Trenton Woodley, a political science major at the University of Tennessee at Martin joined a community cleanup effort at the former Martin Middle School building Monday morning.
As many celebrated Martin Luther King Jr. Day and his impact on today’s American culture, others rolled up their sleeves and volunteered to help with a cleanup project at a place many Martin citizens remember very well and hold close to their hearts.
In 1952, the Weakley County Training School was constructed on North McComb Street in Martin. The school was for African-American students in the county during a dark period of segregation in the South.
In 1966, the school was renamed Martin Junior High School as a result of integration of black and white students in the county. MJH remained in that location until the fall of 1997, when it moved into the former Westview High School.
After MJH’s departure, according to tax records, Marvin Alexander purchased the property at an auction from Weakley County in December of 1997. Daystar Ministries, which ran Unity Christian School, a Christian-affiliated, private co-ed school, purchased the building in November 1999. The City of Martin purchased the building from Daystar Ministries last year.
Two men in particular share a vision of this building becoming a focal point for the Martin community in the future. Brian Harris, executive director at Martin Housing Authority, and Robert Nunley, director of the after-school program at Martin Housing Authority, are enthusiastic about the potential the old schoolhouse has and the many ways it can be utilized by local residents.
On Monday, Harris, Nunley and a group of volunteers from the University of Tennessee at Martin gathered to help with some of the cleanup that has been going on for over a year now.
“The City of Martin bought this building and now we are in the process of working with them to restore the building, along with the university so this becomes a community place, an arts and culture center, a recreation center, a senior center, and this could be a rallying point for the community at large. We don’t need this building to be torn down; we don’t have much left in the community that preserves our (Martin) history and memories people have of this space and I think that it is critical and symbolic that we try to keep it,” Nunley said.
The city is already using the old football field for its junior football league. There is still much work to be done to complete the renovations to be able to utilize the inside of the building.
The roof leaks in many spots and mold has grown on some of the walls as a result, in addition to the damage caused by water. Birds have gotten into the building over time and have made a mess on the gym floor.
The old sixth-grade hallway and cafeteria are currently closed off because of water damage.
“The city has already approved to come in and just patch the roofing until we can have a more permanent solution. We got a bid to replace a good part of the roofing and that’s going to be about $200,000. Now that was back in the summer, so, obviously, the longer we wait, the more expensive it’s going to be,” Harris said.
“As Robert and I began to talk about a vision for doing bigger and better things with our after-school program, it seemed the one thing we lacked was space and a facility to do those kinds of things.
“Luckily for us the City of Martin purchased it, and that was because of an outcry from the citizens saying we need to preserve this building, and so we partnered with the city. This is something that our community needs, so we are going to do everything we can to accomplish that,” Harris added.

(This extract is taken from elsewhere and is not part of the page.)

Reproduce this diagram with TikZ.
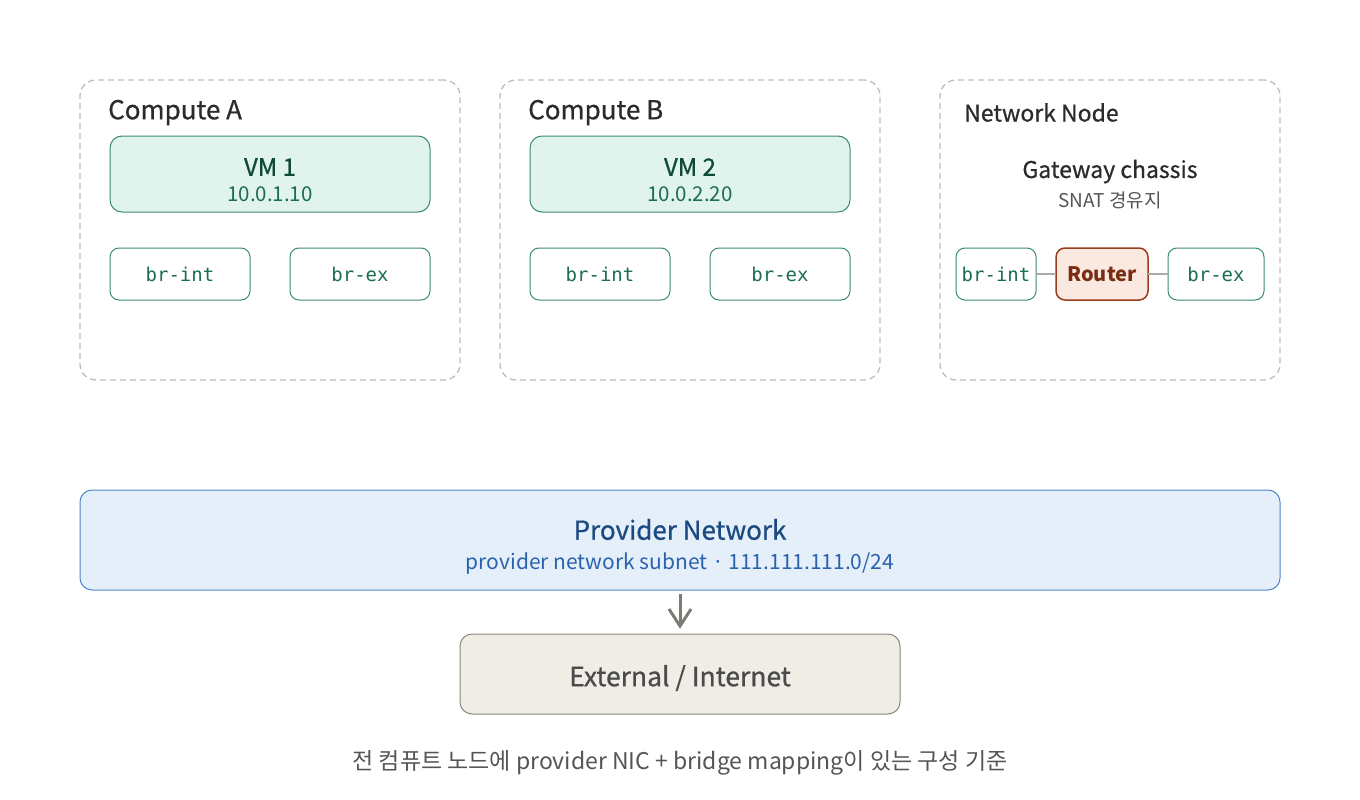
\documentclass[tikz,border=0pt]{standalone}
\usepackage{fontspec}
\setmainfont{Noto Sans CJK KR}
\newfontfamily\medf[FakeBold=0.7]{Noto Sans CJK KR}
\newfontfamily\monof{DejaVu Sans Mono}
\definecolor{dashc}{HTML}{BDBDB8}
\definecolor{grn}{HTML}{3A8C6E}
\definecolor{grnfill}{HTML}{E0F3EC}
\definecolor{grndark}{HTML}{0F4A35}
\definecolor{grntxt}{HTML}{1B6E4E}
\definecolor{rtfill}{HTML}{F9E9E1}
\definecolor{rtline}{HTML}{9B3B1C}
\definecolor{rttxt}{HTML}{7A2D12}
\definecolor{pvfill}{HTML}{E5EFFA}
\definecolor{pvline}{HTML}{4F86C6}
\definecolor{pvtitle}{HTML}{1A4A80}
\definecolor{pvsub}{HTML}{2A62AD}
\definecolor{exfill}{HTML}{F0EDE6}
\definecolor{exline}{HTML}{8A877F}
\definecolor{txtdark}{HTML}{2B2B2B}
\definecolor{txtgray}{HTML}{555555}
\definecolor{linkc}{HTML}{ABA9A3}
\definecolor{arrc}{HTML}{7C7C75}
\newcommand{\fs}[1]{\fontsize{#1}{#1}\selectfont}
\tikzset{
  hostbox/.style={draw=dashc, line width=1.3pt, dash pattern=on 6pt off 4pt, rounded corners=16pt, minimum width=380, minimum height=300, anchor=north west, inner sep=0, outer sep=0},
  vmbox/.style={draw=grn, fill=grnfill, line width=1pt, rounded corners=12pt, minimum width=320, minimum height=76, anchor=north west, inner sep=0, outer sep=0},
  brbox/.style={draw=grn, fill=white, line width=1pt, rounded corners=9pt, minimum height=52, anchor=north west, inner sep=0, outer sep=0, text=grntxt, font=\monof\fs{19}},
  routerbox/.style={draw=rtline, fill=rtfill, line width=1.5pt, rounded corners=9pt, minimum width=92, minimum height=52, anchor=north west, inner sep=0, outer sep=0, text=rttxt, font=\bfseries\fs{20}},
  hosttitle/.style={anchor=west, text=txtdark, inner sep=0},
  vmtitle/.style={text=grndark, font=\medf\fs{24}, inner sep=0},
  vmip/.style={text=grntxt, font=\fs{20.5}, inner sep=0},
  link/.style={draw=linkc, line width=1.3pt},
  arrowline/.style={draw=arrc, line width=3pt},
}
\begin{document}
\begin{tikzpicture}[x=1pt,y=-1pt]
\useasboundingbox (0,0) rectangle (1360,800);
% host boxes
\node[hostbox] (hA) at (80,80) {};
\node[hostbox] (hB) at (500,80) {};
\node[hostbox, minimum width=340] (hN) at (940,80) {};
\node[hosttitle, font=\medf\fs{26}] (tA) at (108,112.5) {Compute A};
\node[hosttitle, font=\medf\fs{26}] (tB) at (528,112.5) {Compute B};
\node[hosttitle, font=\medf\fs{23}] (tN) at (964,112.5) {Network Node};
% VMs
\node[vmbox] (vm1) at (110,136) {};
\node[vmtitle] (vm1t) at (270,167) {VM 1};
\node[vmip] (vm1ip) at (270,194) {10.0.1.10};
\node[vmbox] (vm2) at (530,136) {};
\node[vmtitle] (vm2t) at (690,167) {VM 2};
\node[vmip] (vm2ip) at (690,194) {10.0.2.20};
% bridges
\node[brbox, minimum width=140] (aint) at (110,248) {br-int};
\node[brbox, minimum width=140] (aex) at (290,248) {br-ex};
\node[brbox, minimum width=140] (bint) at (530,248) {br-int};
\node[brbox, minimum width=140] (bex) at (710,248) {br-ex};
% network node
\node[text=txtdark, font=\medf\fs{23}, inner sep=0] (gw) at (1110,171.5) {Gateway chassis};
\node[text=txtgray, font=\fs{19}, inner sep=0] (snat) at (1110,200.5) {SNAT 경유지};
\node[brbox, minimum width=80] (nint) at (956,248) {br-int};
\node[routerbox] (rt) at (1056,248) {Router};
\node[brbox, minimum width=96] (nex) at (1168,248) {br-ex};
\draw[link] (nint.east) -- (rt.west);
\draw[link] (rt.east) -- (nex.west);
% provider network
\node[draw=pvline, fill=pvfill, line width=1pt, rounded corners=12pt, minimum width=1200, minimum height=100, anchor=north west, inner sep=0, outer sep=0] (pv) at (80,490) {};
\node[text=pvtitle, font=\medf\fs{26}, inner sep=0] (pvt) at (680,529.5) {Provider Network};
\node[text=pvsub, font=\fs{21}, inner sep=0] (pvs) at (680,564) {provider network subnet · 111.111.111.0/24};
% external
\node[draw=exline, fill=exfill, line width=1pt, rounded corners=12pt, minimum width=440, minimum height=80, anchor=north west, inner sep=0, outer sep=0] (ext) at (460,634) {};
\node[text=txtdark!85, font=\medf\fs{26.5}, inner sep=0] (extt) at (680,678) {External / Internet};
% arrow
\coordinate (atip) at ([yshift=8pt]ext.north);
\draw[arrowline] ([yshift=-4pt]pv.south) -- (atip);
\draw[arrowline, line join=miter] ([shift={(-11,-17)}]atip) -- (atip) -- ([shift={(11,-17)}]atip);
% footer
\node[text=txtgray, font=\fs{23}, inner sep=0] (foot) at (680,763) {전 컴퓨트 노드에 provider NIC + bridge mapping이 있는 구성 기준};
\end{tikzpicture}
\end{document}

Time and money are resources desperately needed to help complete the project. Harris added that the gym inside the school is the “gem” of the entire building right now. Another project inside the school is to work on the restrooms so they function properly again.

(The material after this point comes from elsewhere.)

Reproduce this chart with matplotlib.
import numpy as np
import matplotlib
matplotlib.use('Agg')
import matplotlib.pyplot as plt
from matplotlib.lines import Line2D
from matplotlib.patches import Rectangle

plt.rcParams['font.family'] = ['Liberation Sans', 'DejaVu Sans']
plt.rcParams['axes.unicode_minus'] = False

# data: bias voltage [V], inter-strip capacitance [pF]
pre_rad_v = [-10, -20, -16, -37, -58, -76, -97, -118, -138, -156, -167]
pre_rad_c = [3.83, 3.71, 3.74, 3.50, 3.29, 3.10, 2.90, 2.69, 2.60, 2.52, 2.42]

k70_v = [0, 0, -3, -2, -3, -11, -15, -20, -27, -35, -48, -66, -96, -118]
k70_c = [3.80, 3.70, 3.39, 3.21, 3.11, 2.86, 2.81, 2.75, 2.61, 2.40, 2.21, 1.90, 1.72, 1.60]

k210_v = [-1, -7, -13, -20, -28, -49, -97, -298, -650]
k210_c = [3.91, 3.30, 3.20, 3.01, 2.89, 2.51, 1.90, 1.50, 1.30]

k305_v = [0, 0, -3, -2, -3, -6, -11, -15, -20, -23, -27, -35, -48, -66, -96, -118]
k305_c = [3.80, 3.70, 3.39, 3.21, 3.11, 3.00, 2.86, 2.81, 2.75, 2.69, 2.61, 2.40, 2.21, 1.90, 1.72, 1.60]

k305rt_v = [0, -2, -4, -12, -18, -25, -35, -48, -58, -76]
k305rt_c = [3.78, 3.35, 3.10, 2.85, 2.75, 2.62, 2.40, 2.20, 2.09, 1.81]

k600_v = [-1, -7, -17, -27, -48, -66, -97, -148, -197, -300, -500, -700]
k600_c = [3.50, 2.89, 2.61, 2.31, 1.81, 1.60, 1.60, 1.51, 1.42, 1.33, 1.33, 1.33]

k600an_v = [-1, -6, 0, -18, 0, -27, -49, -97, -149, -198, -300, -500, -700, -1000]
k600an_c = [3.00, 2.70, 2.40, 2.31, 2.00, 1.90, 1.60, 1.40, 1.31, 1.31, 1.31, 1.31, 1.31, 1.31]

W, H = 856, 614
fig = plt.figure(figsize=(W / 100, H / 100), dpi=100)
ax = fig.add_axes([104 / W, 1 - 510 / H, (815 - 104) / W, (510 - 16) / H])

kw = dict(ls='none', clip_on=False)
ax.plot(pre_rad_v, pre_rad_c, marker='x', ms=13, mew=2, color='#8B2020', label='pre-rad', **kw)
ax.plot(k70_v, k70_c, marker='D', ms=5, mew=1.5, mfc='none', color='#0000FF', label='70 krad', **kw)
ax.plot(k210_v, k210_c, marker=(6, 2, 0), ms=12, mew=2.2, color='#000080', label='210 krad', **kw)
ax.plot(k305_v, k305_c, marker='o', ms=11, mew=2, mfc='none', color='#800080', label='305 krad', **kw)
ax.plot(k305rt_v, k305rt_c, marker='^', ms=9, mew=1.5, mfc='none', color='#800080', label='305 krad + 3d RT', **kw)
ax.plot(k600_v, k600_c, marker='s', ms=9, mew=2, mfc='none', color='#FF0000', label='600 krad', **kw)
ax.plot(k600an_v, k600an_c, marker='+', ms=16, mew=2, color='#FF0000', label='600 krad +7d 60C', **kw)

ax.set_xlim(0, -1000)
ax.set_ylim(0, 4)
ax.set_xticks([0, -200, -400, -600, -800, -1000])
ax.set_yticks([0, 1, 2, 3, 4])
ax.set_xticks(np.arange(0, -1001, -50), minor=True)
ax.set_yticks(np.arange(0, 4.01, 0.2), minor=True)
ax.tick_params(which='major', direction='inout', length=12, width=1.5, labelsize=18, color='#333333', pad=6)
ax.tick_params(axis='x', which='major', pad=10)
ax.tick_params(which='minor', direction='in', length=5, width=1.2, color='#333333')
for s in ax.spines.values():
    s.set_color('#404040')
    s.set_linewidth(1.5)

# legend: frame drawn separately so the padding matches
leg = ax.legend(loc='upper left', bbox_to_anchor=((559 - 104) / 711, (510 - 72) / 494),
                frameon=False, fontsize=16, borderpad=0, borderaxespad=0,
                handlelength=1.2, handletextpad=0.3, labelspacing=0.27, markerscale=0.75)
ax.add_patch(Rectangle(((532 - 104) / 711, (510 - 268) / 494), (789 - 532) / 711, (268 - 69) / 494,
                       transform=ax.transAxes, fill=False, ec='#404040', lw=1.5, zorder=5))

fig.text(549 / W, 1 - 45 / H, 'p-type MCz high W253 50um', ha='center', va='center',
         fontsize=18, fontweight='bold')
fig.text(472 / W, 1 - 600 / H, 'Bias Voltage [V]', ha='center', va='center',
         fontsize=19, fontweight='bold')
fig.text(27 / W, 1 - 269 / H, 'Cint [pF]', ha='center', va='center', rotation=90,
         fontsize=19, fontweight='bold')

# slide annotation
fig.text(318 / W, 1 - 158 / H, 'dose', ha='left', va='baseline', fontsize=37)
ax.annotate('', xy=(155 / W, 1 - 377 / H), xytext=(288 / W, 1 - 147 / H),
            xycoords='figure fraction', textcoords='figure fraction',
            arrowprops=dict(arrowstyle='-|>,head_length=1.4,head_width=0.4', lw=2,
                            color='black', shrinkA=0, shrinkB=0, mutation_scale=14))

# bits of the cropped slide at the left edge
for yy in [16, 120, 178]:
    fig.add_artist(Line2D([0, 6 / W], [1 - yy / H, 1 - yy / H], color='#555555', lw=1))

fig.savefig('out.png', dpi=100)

Final decisions have not been made yet over the future use of the building, but ideas for the facility seem very exciting right now. The
Crossroads Teen Center is an organization that needs the space for its after-school program.
Other ideas were mentioned such as a possible museum as a home to preserve the history of the City of Martin. The possibilities are endless, but, at this time, the resources are not.
A fund has been established to allow interested citizens to contribute financially towards the cause.
“People can make a deposit in the ‘Old Martin Middle School Fund’ at First State Bank in Martin to show their support for this community wide effort” Harris said
“We will also be posting workday opportunities on our website – martinhousing.org – where the community can get involved in the cleanup process.”
“This project is not a Martin Housing Authority or City of Martin project. If it’s going to be successful, it’s going to be a true community effort, where we all get involved and invest our time and other resources to make the dream a reality.”